One of the biggest challenges is to bring all of the different individual factors that might influence us together into a useful framework. Each of the different factors might have little effects on the brain, but all of them together might have quite a heavy influence. As individuals, we are all affected by different factors, so it's basically a statistical problem. But there are a lot of endeavours going on beyond classical statistics, towards machine-learning or deep-learning approaches, which require large cohorts, to have enough training data. That's one major challenge in the population imaging field.
In the HBP, we have the benefit of being able to study people in vivo and see their behaviour, while we are doing population imaging. But we do not know enough about the smaller scales of brain organisation, the cellular or the molecular level. You can only see the brain as a whole in the imaging situation. The HBP’s effort to integrate cross-scales into the models is a great endeavour that allows us to refine the models. Hopefully, the results will resemble features of the living human brain more closely.
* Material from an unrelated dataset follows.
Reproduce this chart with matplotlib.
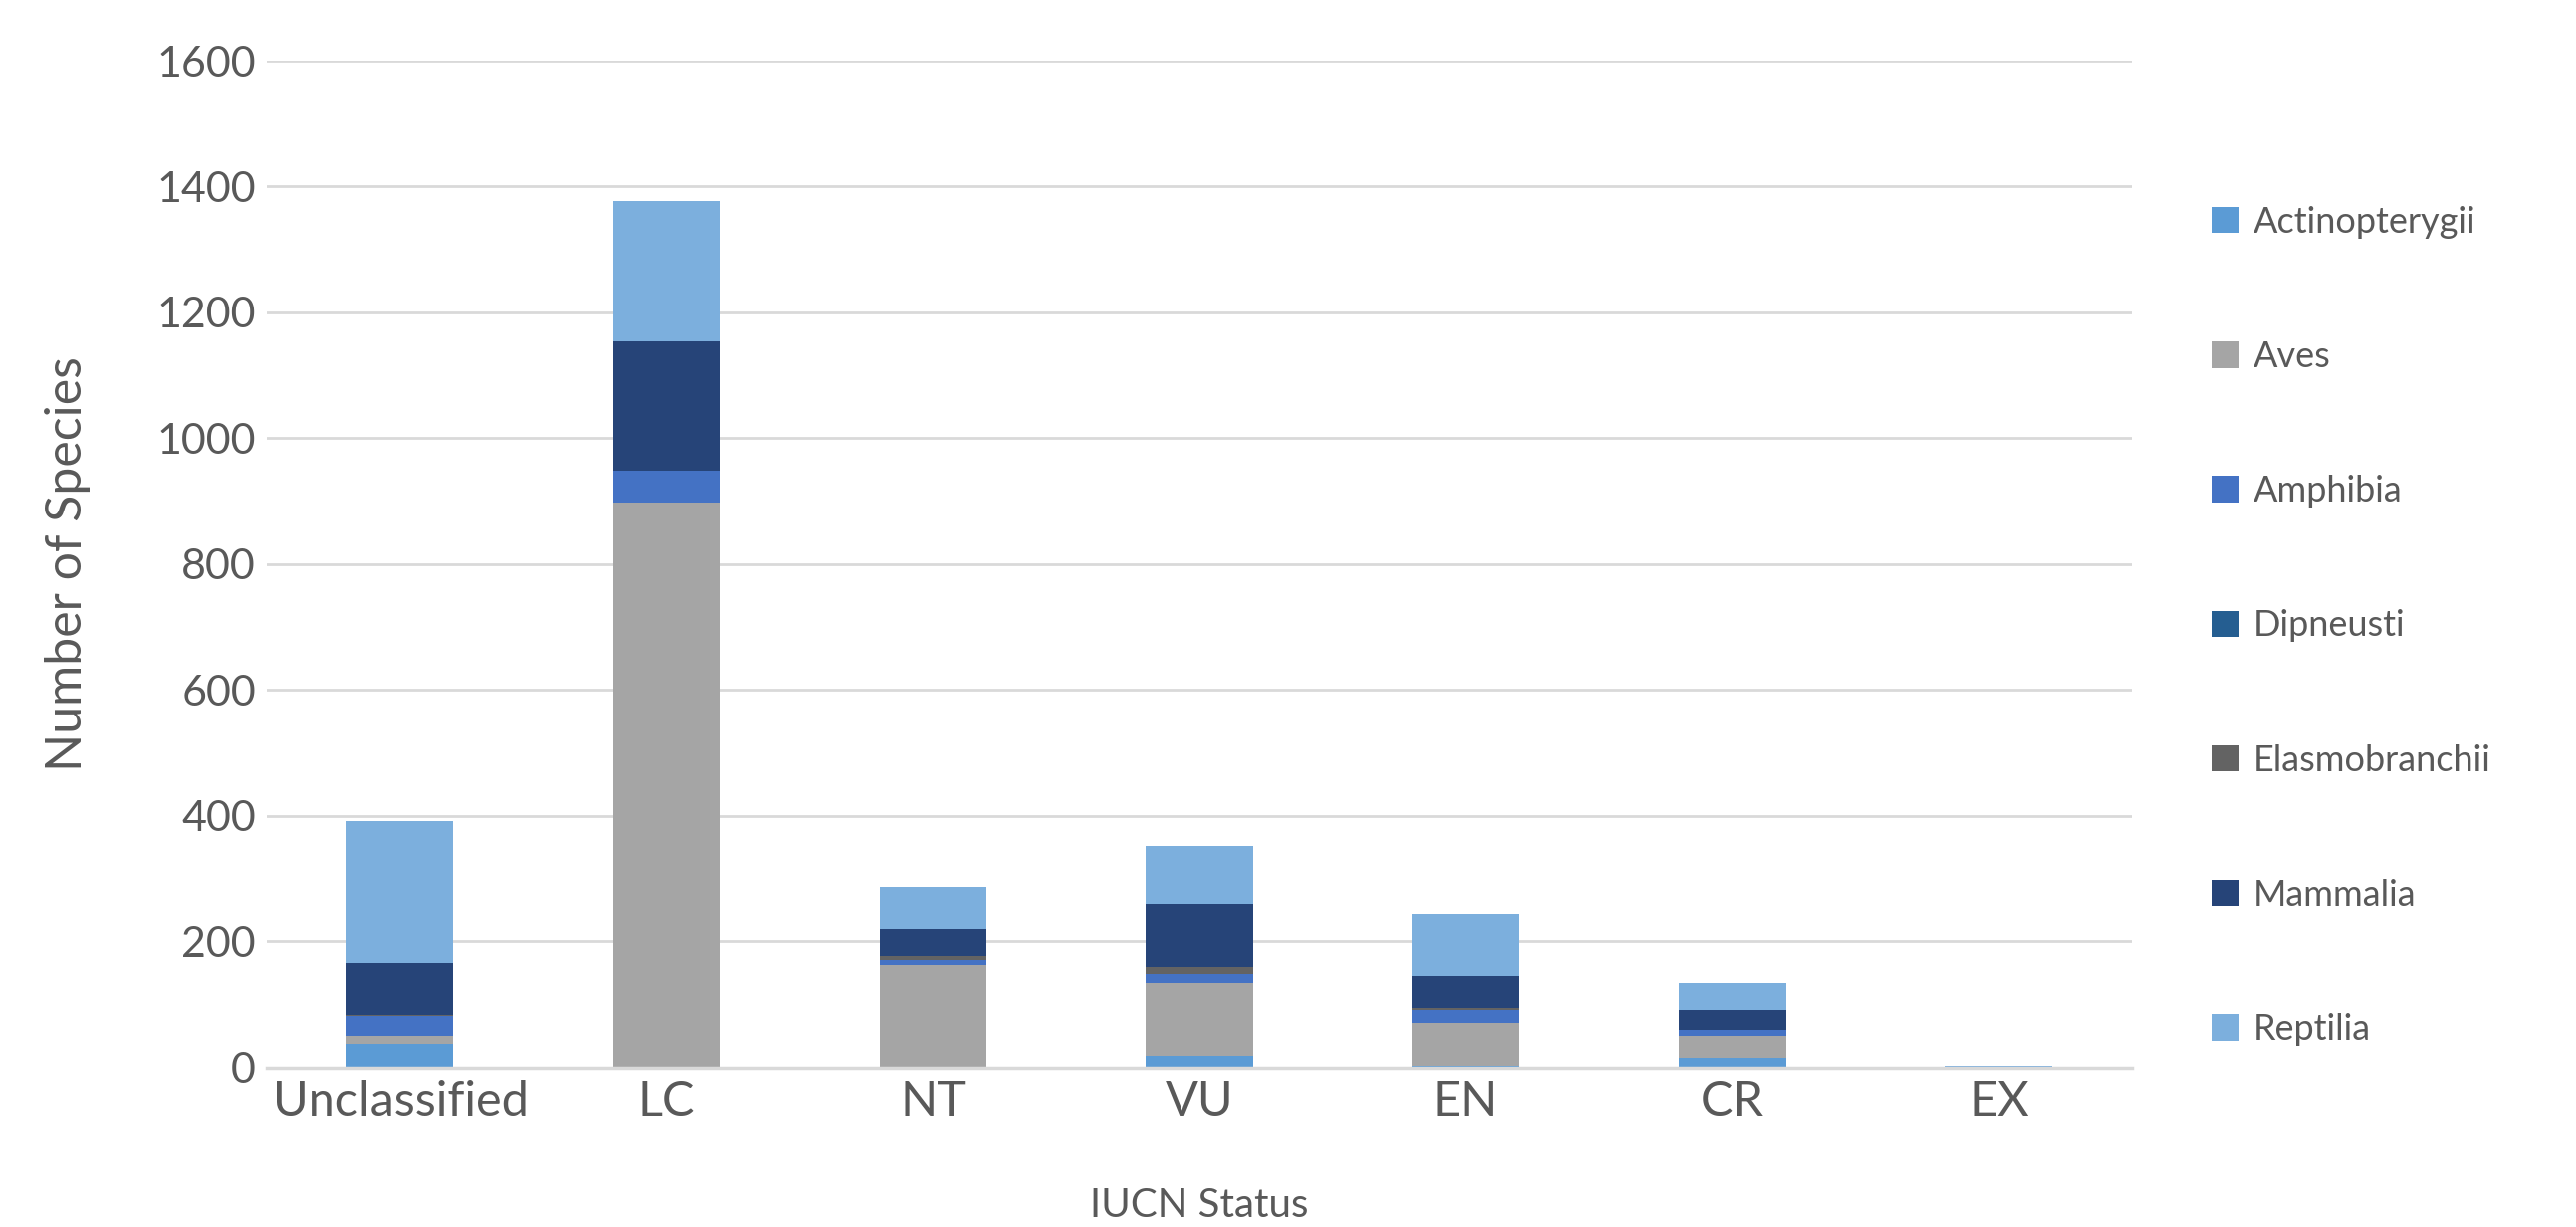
import numpy as np
import matplotlib.pyplot as plt
from matplotlib.patches import Patch

plt.rcParams['font.family'] = ['Lato', 'DejaVu Sans']

# IUCN categories and species counts per class
statuses = ["Unclassified", "LC", "NT", "VU", "EN", "CR", "EX"]
classes = ["Actinopterygii", "Aves", "Amphibia", "Dipneusti",
           "Elasmobranchii", "Mammalia", "Reptilia"]

actinopterygii = [38, 1, 1, 18, 2, 16, 0]
aves = [12, 897, 162, 116, 69, 34, 0]
amphibia = [31, 51, 7, 14, 20, 10, 0]
dipneusti = [0, 0, 0, 0, 0, 0, 0]
elasmobranchii = [2, 0, 6, 12, 4, 0, 0]
mammalia = [83, 205, 44, 101, 50, 32, 0]
reptilia = [225, 223, 68, 92, 99, 42, 3]

colors = ["#5B9BD5", "#A5A5A5", "#4472C4", "#255E91",
          "#636363", "#264478", "#7CAFDD"]
TXT = "#595959"

series = [actinopterygii, aves, amphibia, dipneusti,
          elasmobranchii, mammalia, reptilia]

fig = plt.figure(figsize=(25.88, 12.33), dpi=100)
ax = fig.add_axes([0.1036, 0.130, 0.724, 0.8205])

x = np.arange(len(statuses))
bottom = np.zeros(len(statuses))
for vals, col, name in zip(series, colors, classes):
    vals = np.array(vals, dtype=float)
    ax.bar(x, vals, width=0.4, bottom=bottom, color=col, label=name,
           linewidth=0, zorder=3)
    bottom += vals

ax.set_xlim(-0.5, len(statuses) - 0.5)
ax.set_ylim(0, 1600)
ax.set_yticks(np.arange(0, 1601, 200))
ax.yaxis.grid(True, color="#D9D9D9", linewidth=2, zorder=0)
ax.set_axisbelow(True)
for s in ["top", "right", "left"]:
    ax.spines[s].set_visible(False)
ax.spines["bottom"].set_color("#D9D9D9")
ax.spines["bottom"].set_linewidth(2.5)
ax.spines["bottom"].set_zorder(4)

ax.set_xticks(x)
ax.set_xticklabels(statuses)
ax.tick_params(axis="x", length=0, pad=9, labelsize=35, labelcolor=TXT)
ax.tick_params(axis="y", length=0, pad=8, labelsize=31, labelcolor=TXT)

ax.set_xlabel("IUCN Status", fontsize=29, color=TXT, labelpad=46)
ax.set_ylabel("Number of Species", fontsize=36, color=TXT, labelpad=48)

handles = [Patch(facecolor=c, edgecolor="none") for c in colors]
fig.legend(handles, classes, loc="center left", bbox_to_anchor=(0.846, 0.49),
           frameon=False, fontsize=26, labelcolor=TXT, handlelength=0.75,
           handleheight=0.75, handletextpad=0.4, labelspacing=2.83)

fig.savefig("out.png", dpi=100)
Which factor has a greater impact on the ageing process of the brain – genetics or lifestyle?
We have known for quite a while that lifestyle factors such as smoking and cardiovascular risk, non-beneficial diet, metabolic syndrome, diabetes and others have a strong impact on the brain and could cause an accelerated ageing process. At the same time, some genetic factors may be more relevant than others, for example, those influencing Alzheimer’s or Parkinson’s disease.
I’m hesitant to say that there is one major factor that might be the most relevant. All the individual factors contribute only slightly to what happens to our brain, but the combination of several of these factors and their mutual interactions is more relevant.
“The HBP effort to integrate cross-scales into brain models is a great endeavour that leads to better results”
Within the HBP, you are working on a showcase project on brain models. What is the goal of this work?
The showcases are conceptualized as examples for the usability of the capabilities of EBRAINS and the modelling behind it. Our showcase is an example to demonstrate how model building can help us understand the brain and its variability. We used age as the first factor to be implemented, because this is abundantly available. And age is a factor for which at least some theories exist on how it might affect the brain in a systematic way. There are general rearrangements in the brain that we thought could be best exemplified in a model-based approach, where we can formulate a hypothesis of what we would expect to see if the model works. Now that we have this working model, we would like to widen our view and integrate other factors as well.
How does this work help to address the issues of healthy ageing in the population?
This contributes to a better understanding of healthy ageing because eventually we can use such a brain network model to predict what happens in an individual subject's brain. If we have trained the model on several ideas and cohort data, then we could predict with a new individual brain how that particular subject would be affected by a given outside factor. Eventually, it could be helpful to better individualise and personalise treatment options.
That is the general idea of our effort in Showcase 1. We would like to tease the possibilities that we have now from the experimentalists and the modellers to get something that could help the clinicians. In the end, such models could benefit clinicians who one day could generate a virtual twin from the patients to see whether their subject brains would benefit from given inputs.
There’s still a long way to go, but this is the direction through which it goes.
The interview was conducted by Helen Mendes.